ENTRIES SUPPLIED:
· · ·
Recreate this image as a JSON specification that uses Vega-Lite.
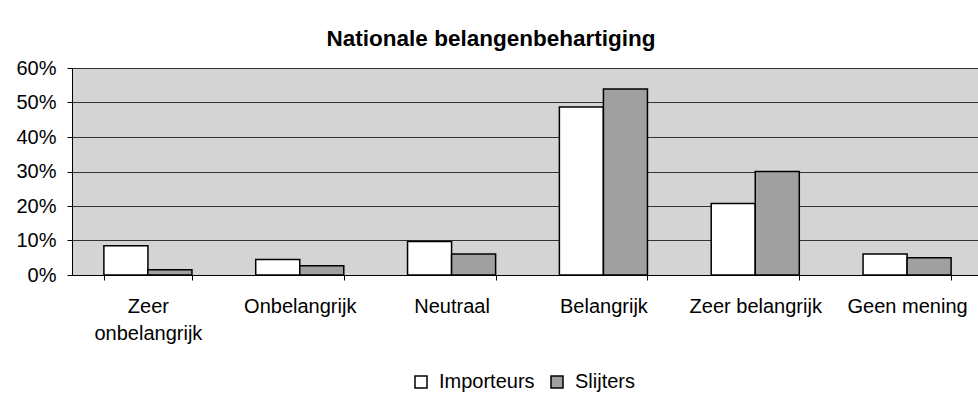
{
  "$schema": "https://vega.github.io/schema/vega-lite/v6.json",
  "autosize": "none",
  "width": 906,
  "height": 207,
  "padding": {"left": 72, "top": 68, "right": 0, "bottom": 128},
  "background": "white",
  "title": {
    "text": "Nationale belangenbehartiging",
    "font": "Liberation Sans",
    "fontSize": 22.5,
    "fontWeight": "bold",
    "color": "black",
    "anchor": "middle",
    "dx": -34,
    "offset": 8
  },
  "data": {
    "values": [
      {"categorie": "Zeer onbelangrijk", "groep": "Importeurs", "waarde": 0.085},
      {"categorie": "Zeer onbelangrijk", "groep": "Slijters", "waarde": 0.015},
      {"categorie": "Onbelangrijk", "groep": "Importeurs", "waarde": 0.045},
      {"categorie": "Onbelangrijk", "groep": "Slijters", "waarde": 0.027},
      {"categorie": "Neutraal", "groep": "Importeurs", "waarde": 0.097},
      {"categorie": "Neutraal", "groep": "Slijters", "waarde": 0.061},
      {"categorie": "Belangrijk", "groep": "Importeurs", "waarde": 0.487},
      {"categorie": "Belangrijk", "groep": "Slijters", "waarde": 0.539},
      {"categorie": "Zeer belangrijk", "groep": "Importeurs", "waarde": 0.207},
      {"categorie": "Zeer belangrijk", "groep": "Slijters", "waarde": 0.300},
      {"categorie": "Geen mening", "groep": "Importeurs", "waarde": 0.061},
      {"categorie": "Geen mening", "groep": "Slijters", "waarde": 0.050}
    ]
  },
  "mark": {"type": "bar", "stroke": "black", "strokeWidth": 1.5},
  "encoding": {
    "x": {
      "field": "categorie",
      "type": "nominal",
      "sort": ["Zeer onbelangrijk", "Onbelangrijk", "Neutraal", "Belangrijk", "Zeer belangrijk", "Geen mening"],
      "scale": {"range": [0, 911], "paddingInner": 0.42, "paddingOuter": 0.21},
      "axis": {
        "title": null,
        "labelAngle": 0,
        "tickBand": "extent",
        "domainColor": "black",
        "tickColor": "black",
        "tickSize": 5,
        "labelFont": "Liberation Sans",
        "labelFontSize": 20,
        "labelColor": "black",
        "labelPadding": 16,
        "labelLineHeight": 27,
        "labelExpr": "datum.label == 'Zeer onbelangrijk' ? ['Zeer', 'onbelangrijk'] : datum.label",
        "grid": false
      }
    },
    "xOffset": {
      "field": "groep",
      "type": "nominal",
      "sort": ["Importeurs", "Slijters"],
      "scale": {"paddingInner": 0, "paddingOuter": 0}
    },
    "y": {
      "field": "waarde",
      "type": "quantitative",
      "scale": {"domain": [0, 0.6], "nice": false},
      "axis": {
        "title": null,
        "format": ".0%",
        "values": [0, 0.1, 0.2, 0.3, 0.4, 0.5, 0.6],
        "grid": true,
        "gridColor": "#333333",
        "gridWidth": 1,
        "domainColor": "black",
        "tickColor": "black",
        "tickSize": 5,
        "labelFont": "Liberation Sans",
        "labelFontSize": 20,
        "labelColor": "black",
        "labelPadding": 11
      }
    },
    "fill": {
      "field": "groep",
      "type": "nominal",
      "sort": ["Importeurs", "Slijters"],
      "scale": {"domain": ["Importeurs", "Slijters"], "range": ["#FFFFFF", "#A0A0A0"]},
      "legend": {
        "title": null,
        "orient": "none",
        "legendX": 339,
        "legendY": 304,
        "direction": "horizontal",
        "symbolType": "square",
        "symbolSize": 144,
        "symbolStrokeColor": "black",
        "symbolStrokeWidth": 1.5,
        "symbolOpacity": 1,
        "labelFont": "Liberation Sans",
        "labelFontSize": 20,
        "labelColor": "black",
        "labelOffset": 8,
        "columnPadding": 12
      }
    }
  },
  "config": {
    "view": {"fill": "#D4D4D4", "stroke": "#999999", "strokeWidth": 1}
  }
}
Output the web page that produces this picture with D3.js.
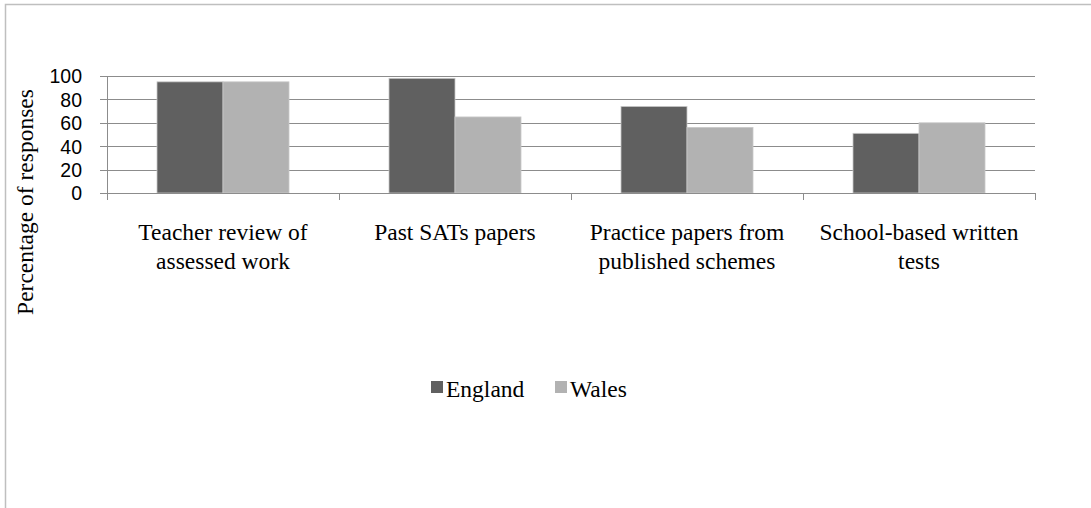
· · ·
WHAT NEEDS TO BE DONE: Transcribe the whole listing exactly. Pictures stay out of your copy.

TASK OUTPUT:
Recreate this image as a JSON specification that uses Vega-Lite.
{
  "$schema": "https://vega.github.io/schema/vega-lite/v6.json",
  "autosize": "none",
  "width": 906,
  "height": 207,
  "padding": {"left": 72, "top": 68, "right": 0, "bottom": 128},
  "background": "white",
  "title": {
    "text": "Nationale belangenbehartiging",
    "font": "Liberation Sans",
    "fontSize": 22.5,
    "fontWeight": "bold",
    "color": "black",
    "anchor": "middle",
    "dx": -34,
    "offset": 8
  },
  "data": {
    "values": [
      {"categorie": "Zeer onbelangrijk", "groep": "Importeurs", "waarde": 0.085},
      {"categorie": "Zeer onbelangrijk", "groep": "Slijters", "waarde": 0.015},
      {"categorie": "Onbelangrijk", "groep": "Importeurs", "waarde": 0.045},
      {"categorie": "Onbelangrijk", "groep": "Slijters", "waarde": 0.027},
      {"categorie": "Neutraal", "groep": "Importeurs", "waarde": 0.097},
      {"categorie": "Neutraal", "groep": "Slijters", "waarde": 0.061},
      {"categorie": "Belangrijk", "groep": "Importeurs", "waarde": 0.487},
      {"categorie": "Belangrijk", "groep": "Slijters", "waarde": 0.539},
      {"categorie": "Zeer belangrijk", "groep": "Importeurs", "waarde": 0.207},
      {"categorie": "Zeer belangrijk", "groep": "Slijters", "waarde": 0.300},
      {"categorie": "Geen mening", "groep": "Importeurs", "waarde": 0.061},
      {"categorie": "Geen mening", "groep": "Slijters", "waarde": 0.050}
    ]
  },
  "mark": {"type": "bar", "stroke": "black", "strokeWidth": 1.5},
  "encoding": {
    "x": {
      "field": "categorie",
      "type": "nominal",
      "sort": ["Zeer onbelangrijk", "Onbelangrijk", "Neutraal", "Belangrijk", "Zeer belangrijk", "Geen mening"],
      "scale": {"range": [0, 911], "paddingInner": 0.42, "paddingOuter": 0.21},
      "axis": {
        "title": null,
        "labelAngle": 0,
        "tickBand": "extent",
        "domainColor": "black",
        "tickColor": "black",
        "tickSize": 5,
        "labelFont": "Liberation Sans",
        "labelFontSize": 20,
        "labelColor": "black",
        "labelPadding": 16,
        "labelLineHeight": 27,
        "labelExpr": "datum.label == 'Zeer onbelangrijk' ? ['Zeer', 'onbelangrijk'] : datum.label",
        "grid": false
      }
    },
    "xOffset": {
      "field": "groep",
      "type": "nominal",
      "sort": ["Importeurs", "Slijters"],
      "scale": {"paddingInner": 0, "paddingOuter": 0}
    },
    "y": {
      "field": "waarde",
      "type": "quantitative",
      "scale": {"domain": [0, 0.6], "nice": false},
      "axis": {
        "title": null,
        "format": ".0%",
        "values": [0, 0.1, 0.2, 0.3, 0.4, 0.5, 0.6],
        "grid": true,
        "gridColor": "#333333",
        "gridWidth": 1,
        "domainColor": "black",
        "tickColor": "black",
        "tickSize": 5,
        "labelFont": "Liberation Sans",
        "labelFontSize": 20,
        "labelColor": "black",
        "labelPadding": 11
      }
    },
    "fill": {
      "field": "groep",
      "type": "nominal",
      "sort": ["Importeurs", "Slijters"],
      "scale": {"domain": ["Importeurs", "Slijters"], "range": ["#FFFFFF", "#A0A0A0"]},
      "legend": {
        "title": null,
        "orient": "none",
        "legendX": 339,
        "legendY": 304,
        "direction": "horizontal",
        "symbolType": "square",
        "symbolSize": 144,
        "symbolStrokeColor": "black",
        "symbolStrokeWidth": 1.5,
        "symbolOpacity": 1,
        "labelFont": "Liberation Sans",
        "labelFontSize": 20,
        "labelColor": "black",
        "labelOffset": 8,
        "columnPadding": 12
      }
    }
  },
  "config": {
    "view": {"fill": "#D4D4D4", "stroke": "#999999", "strokeWidth": 1}
  }
}
Output the web page that produces this picture with D3.js.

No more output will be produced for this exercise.